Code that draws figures
** START **

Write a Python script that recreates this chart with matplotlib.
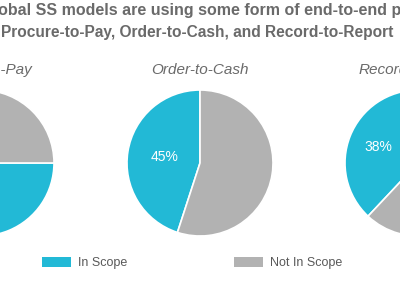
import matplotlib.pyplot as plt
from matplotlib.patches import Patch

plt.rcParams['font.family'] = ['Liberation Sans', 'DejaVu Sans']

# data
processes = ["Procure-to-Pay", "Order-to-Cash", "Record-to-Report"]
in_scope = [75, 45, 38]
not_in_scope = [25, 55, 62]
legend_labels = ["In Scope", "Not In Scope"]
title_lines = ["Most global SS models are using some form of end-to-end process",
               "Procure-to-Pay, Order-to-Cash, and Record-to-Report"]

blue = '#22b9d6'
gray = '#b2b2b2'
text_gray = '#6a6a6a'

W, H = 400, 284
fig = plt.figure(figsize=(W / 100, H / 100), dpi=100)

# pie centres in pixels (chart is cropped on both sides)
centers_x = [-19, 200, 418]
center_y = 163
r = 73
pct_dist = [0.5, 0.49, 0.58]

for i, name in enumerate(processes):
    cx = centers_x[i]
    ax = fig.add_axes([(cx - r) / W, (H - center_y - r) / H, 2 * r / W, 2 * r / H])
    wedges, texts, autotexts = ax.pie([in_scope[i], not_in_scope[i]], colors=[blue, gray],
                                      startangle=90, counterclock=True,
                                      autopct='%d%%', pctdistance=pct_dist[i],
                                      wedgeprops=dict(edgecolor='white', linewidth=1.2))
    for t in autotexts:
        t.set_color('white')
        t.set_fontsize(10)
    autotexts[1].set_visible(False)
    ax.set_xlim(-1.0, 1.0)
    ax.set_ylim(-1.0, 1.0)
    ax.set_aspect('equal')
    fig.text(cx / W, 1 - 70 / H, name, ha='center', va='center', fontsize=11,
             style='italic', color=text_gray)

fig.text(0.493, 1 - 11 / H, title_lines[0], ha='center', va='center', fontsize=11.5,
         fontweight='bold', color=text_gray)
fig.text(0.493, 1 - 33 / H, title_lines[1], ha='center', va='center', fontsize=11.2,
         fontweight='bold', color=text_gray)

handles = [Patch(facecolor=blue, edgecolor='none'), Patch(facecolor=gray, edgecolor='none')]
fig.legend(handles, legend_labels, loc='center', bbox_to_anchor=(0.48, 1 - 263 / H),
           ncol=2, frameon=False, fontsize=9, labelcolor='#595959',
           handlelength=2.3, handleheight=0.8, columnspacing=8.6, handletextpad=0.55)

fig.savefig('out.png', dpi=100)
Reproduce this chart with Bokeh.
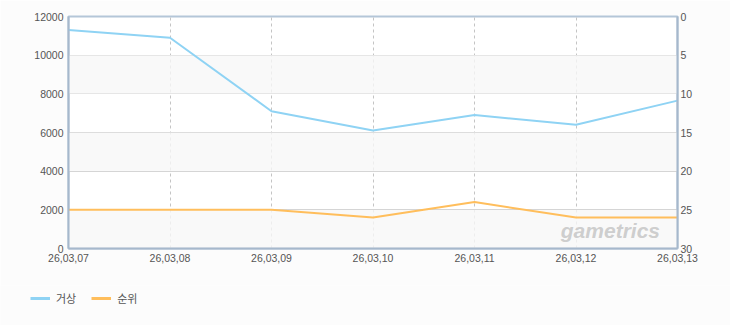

** END **

What the task requires: The entries above should be reproduced exactly, without their pictures.

Result for this exercise:
Write a Python script that recreates this chart with matplotlib.
import matplotlib.pyplot as plt
from matplotlib.patches import Patch

plt.rcParams['font.family'] = ['Liberation Sans', 'DejaVu Sans']

# data
processes = ["Procure-to-Pay", "Order-to-Cash", "Record-to-Report"]
in_scope = [75, 45, 38]
not_in_scope = [25, 55, 62]
legend_labels = ["In Scope", "Not In Scope"]
title_lines = ["Most global SS models are using some form of end-to-end process",
               "Procure-to-Pay, Order-to-Cash, and Record-to-Report"]

blue = '#22b9d6'
gray = '#b2b2b2'
text_gray = '#6a6a6a'

W, H = 400, 284
fig = plt.figure(figsize=(W / 100, H / 100), dpi=100)

# pie centres in pixels (chart is cropped on both sides)
centers_x = [-19, 200, 418]
center_y = 163
r = 73
pct_dist = [0.5, 0.49, 0.58]

for i, name in enumerate(processes):
    cx = centers_x[i]
    ax = fig.add_axes([(cx - r) / W, (H - center_y - r) / H, 2 * r / W, 2 * r / H])
    wedges, texts, autotexts = ax.pie([in_scope[i], not_in_scope[i]], colors=[blue, gray],
                                      startangle=90, counterclock=True,
                                      autopct='%d%%', pctdistance=pct_dist[i],
                                      wedgeprops=dict(edgecolor='white', linewidth=1.2))
    for t in autotexts:
        t.set_color('white')
        t.set_fontsize(10)
    autotexts[1].set_visible(False)
    ax.set_xlim(-1.0, 1.0)
    ax.set_ylim(-1.0, 1.0)
    ax.set_aspect('equal')
    fig.text(cx / W, 1 - 70 / H, name, ha='center', va='center', fontsize=11,
             style='italic', color=text_gray)

fig.text(0.493, 1 - 11 / H, title_lines[0], ha='center', va='center', fontsize=11.5,
         fontweight='bold', color=text_gray)
fig.text(0.493, 1 - 33 / H, title_lines[1], ha='center', va='center', fontsize=11.2,
         fontweight='bold', color=text_gray)

handles = [Patch(facecolor=blue, edgecolor='none'), Patch(facecolor=gray, edgecolor='none')]
fig.legend(handles, legend_labels, loc='center', bbox_to_anchor=(0.48, 1 - 263 / H),
           ncol=2, frameon=False, fontsize=9, labelcolor='#595959',
           handlelength=2.3, handleheight=0.8, columnspacing=8.6, handletextpad=0.55)

fig.savefig('out.png', dpi=100)
Reproduce this chart with Bokeh.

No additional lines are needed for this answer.